La actitud del Papado hacia el comunismo cambió notablemente en los años 60, y amplios sectores eclesiásticos, en España y fuera, promovieron el «diálogo» con los marxistas, y otras puestas al día. Muchos clérigos, sobre todo en el País Vasco, llegaron a identificar, al menos en buena parte, la misión de la Iglesia con el supuesto objetivo comunista de acabar con la pobreza, y se dedicaron a socavar al régimen de Franco (y el capitalismo, en general).
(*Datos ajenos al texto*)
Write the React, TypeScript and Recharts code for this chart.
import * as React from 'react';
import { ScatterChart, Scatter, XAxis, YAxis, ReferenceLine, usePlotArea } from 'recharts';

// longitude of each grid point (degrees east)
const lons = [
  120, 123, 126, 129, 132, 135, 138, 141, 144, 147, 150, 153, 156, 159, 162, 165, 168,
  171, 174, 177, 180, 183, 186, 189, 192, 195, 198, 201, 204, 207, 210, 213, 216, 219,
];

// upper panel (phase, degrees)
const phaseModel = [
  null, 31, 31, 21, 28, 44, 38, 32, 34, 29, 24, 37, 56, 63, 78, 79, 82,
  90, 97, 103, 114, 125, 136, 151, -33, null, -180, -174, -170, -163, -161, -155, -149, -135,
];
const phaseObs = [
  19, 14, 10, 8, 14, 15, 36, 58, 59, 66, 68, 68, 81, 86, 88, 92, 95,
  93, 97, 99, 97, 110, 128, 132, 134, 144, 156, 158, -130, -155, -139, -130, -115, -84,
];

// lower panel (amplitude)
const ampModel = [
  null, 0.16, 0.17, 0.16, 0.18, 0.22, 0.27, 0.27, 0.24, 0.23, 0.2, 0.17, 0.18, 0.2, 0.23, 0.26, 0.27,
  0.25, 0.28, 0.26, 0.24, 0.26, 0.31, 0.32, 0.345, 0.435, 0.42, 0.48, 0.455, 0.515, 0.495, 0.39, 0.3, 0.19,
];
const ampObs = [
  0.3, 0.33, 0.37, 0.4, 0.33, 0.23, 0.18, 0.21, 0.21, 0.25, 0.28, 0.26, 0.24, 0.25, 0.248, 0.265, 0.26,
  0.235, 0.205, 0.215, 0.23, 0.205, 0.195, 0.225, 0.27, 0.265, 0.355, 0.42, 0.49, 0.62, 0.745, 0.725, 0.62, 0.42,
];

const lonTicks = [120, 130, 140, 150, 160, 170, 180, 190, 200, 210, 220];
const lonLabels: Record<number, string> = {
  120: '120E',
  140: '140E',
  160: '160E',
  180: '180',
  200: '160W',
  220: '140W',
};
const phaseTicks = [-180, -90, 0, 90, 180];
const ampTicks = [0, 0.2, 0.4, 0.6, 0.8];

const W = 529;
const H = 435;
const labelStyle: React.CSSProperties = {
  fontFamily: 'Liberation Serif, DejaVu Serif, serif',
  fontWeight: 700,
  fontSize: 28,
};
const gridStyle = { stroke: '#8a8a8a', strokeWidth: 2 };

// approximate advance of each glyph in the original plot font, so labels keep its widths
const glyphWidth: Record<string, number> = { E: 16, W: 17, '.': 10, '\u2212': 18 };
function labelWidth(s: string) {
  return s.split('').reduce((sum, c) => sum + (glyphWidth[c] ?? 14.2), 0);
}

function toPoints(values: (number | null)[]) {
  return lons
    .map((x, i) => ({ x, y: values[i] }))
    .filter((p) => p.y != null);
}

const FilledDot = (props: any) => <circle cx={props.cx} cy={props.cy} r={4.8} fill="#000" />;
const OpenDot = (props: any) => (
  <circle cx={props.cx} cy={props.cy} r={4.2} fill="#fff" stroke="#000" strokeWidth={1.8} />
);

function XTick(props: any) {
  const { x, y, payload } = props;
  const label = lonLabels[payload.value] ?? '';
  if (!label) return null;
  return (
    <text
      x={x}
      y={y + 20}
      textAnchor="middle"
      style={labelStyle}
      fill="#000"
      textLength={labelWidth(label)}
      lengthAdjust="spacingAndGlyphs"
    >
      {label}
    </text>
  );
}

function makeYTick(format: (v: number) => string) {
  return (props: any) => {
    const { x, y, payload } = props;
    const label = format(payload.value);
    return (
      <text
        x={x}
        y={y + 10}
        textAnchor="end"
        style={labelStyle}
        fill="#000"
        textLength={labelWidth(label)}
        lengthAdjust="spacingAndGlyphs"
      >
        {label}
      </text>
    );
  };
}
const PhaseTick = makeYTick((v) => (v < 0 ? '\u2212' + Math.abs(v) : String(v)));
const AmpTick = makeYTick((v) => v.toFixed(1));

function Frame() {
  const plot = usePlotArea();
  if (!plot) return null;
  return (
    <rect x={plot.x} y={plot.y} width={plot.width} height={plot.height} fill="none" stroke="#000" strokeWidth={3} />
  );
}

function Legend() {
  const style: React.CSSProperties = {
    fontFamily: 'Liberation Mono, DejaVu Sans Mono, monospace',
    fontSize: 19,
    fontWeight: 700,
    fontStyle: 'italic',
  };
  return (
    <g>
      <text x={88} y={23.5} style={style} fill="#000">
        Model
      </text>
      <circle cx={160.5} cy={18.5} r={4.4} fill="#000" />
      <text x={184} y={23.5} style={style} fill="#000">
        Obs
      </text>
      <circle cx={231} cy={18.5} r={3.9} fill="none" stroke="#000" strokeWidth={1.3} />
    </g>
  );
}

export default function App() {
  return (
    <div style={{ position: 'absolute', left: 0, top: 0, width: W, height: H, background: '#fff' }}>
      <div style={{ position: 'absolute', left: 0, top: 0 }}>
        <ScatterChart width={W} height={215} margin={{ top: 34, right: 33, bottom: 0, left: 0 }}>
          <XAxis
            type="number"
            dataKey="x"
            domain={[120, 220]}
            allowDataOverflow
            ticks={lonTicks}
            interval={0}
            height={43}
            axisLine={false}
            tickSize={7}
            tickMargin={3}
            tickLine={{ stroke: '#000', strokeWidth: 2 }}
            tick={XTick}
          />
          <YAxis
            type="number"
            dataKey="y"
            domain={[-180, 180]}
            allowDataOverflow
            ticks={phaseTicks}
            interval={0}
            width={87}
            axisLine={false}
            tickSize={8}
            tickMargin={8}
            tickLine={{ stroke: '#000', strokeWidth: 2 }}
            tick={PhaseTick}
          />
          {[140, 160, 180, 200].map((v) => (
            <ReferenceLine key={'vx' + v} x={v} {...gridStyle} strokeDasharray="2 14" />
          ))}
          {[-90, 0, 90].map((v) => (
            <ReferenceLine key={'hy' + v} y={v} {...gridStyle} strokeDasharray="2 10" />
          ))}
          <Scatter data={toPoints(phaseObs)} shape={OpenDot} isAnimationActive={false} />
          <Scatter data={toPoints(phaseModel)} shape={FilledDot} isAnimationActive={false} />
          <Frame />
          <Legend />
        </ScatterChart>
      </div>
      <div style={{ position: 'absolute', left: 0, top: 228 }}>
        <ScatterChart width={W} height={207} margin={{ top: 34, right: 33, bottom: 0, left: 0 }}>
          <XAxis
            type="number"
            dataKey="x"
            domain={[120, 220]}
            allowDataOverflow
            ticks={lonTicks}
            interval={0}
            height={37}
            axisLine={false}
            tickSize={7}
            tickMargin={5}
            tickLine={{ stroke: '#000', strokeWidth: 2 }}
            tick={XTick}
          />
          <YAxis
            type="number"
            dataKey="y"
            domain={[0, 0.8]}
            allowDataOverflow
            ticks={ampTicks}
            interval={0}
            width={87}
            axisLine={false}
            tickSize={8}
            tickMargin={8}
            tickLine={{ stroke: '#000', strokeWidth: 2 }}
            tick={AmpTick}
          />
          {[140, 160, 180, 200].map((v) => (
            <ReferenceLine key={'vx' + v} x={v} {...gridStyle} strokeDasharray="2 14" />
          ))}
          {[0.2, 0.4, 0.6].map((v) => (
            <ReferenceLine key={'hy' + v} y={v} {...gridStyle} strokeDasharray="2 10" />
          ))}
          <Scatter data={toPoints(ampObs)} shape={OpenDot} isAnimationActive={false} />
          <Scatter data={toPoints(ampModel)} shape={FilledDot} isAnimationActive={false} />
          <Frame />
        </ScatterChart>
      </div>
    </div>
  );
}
Bien está, si se quiere, pero lo cierto es que el franquismo estaba erradicando la pobreza con muchísima mayor eficacia que los comunistas, los «cristianos por el socialismo» o la «teología de la liberación» en cualquier lugar donde éstos hayan tenido poder. El balance de logros del cristianismo progresista a favor de los pobres es simplemente nulo. En cambio ayudó poderosamente al desarrollo del PCE, de grupos maoístas partidarios de la «lucha armada» como la ORT, y especialmente del terrorismo de ETA. Con estas prácticas, el catolicismo ha sufrido y sufre una de las mayores crisis de su historia. Esta consecuencia podría tener, quizá, poca importancia desde un punto de vista laico, pero no así la causa, es decir, la implicación, abierta o solapada, pero indudable del progresismo cristiano con el comunismo, los separatismos balcanizantes y el terrorismo. Y como esas fuerzas violentas y amenazadoras siguen en acción, quizá fuera más conveniente exigir arrepentimiento a quienes contribuyeron a promoverlas, que a quienes se aliaron, por razones muy comprensibles, con un régimen que los salvó literalmente, y que de todos modos es hoy historia pasada.